Vibration of fluid-loaded hemi-prolate spheroidal shells

Abstract

The equations of motion for nonaxisymmetric vibration of hemi-prolate spheroidal shells of constant thickness were derived using Hamilton’s principle. The shell is clamped at the equator and is excited by mechanical surface force fields. The shell theory used in this derivation includes shear deformations and rotatory inertias. The displacements and rotations were expanded in an infinite series of comparison functions. The shell is fluid-filled and is submerged in an infinite fluid medium. The external and internal fluid loading impedances were computed using expansions of prolate spheroidal wavefunctions in each domain. The dynamic response of the fluid-loaded shell was determined using an axisymmetric normal surface force as the excitation input.

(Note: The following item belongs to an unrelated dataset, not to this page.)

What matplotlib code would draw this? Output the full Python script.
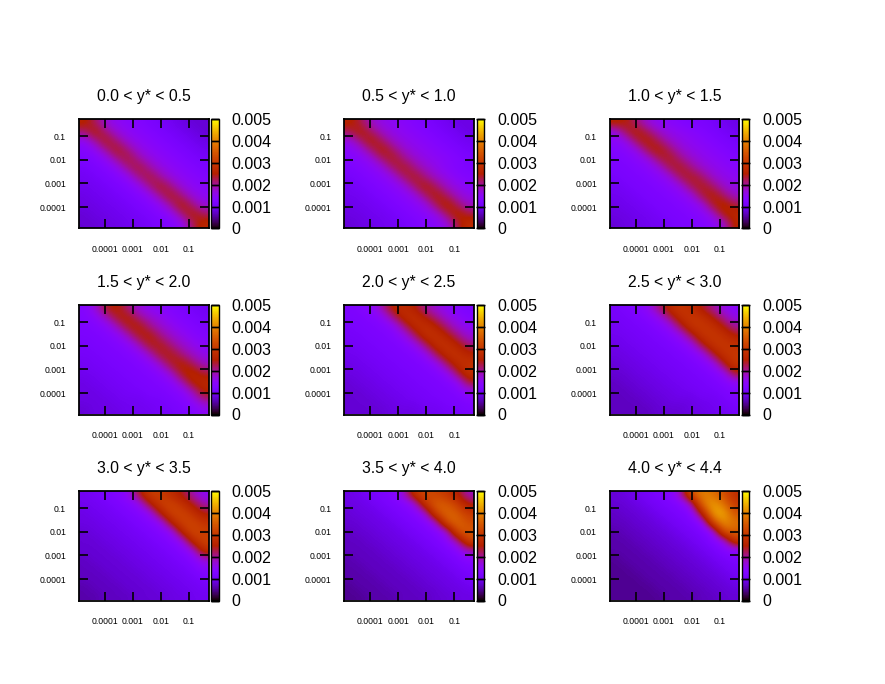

Numerical results were obtained for the driving and transfer mobilities for several shell thickness-to-length ratios ranging from 0.005 to 0.1, and for various shape parameters, ‘‘a,’’ ranging from an elongated hemi-spheroidal shell (a=1.01) to a hemispherical shell (a=100). Results are presented for various combinations of external and internal fluid loading, and comparisons are made to the in-vacuo shell vibration. [Work supported by ONR and the Navy/ASEE Summer Faculty Program.]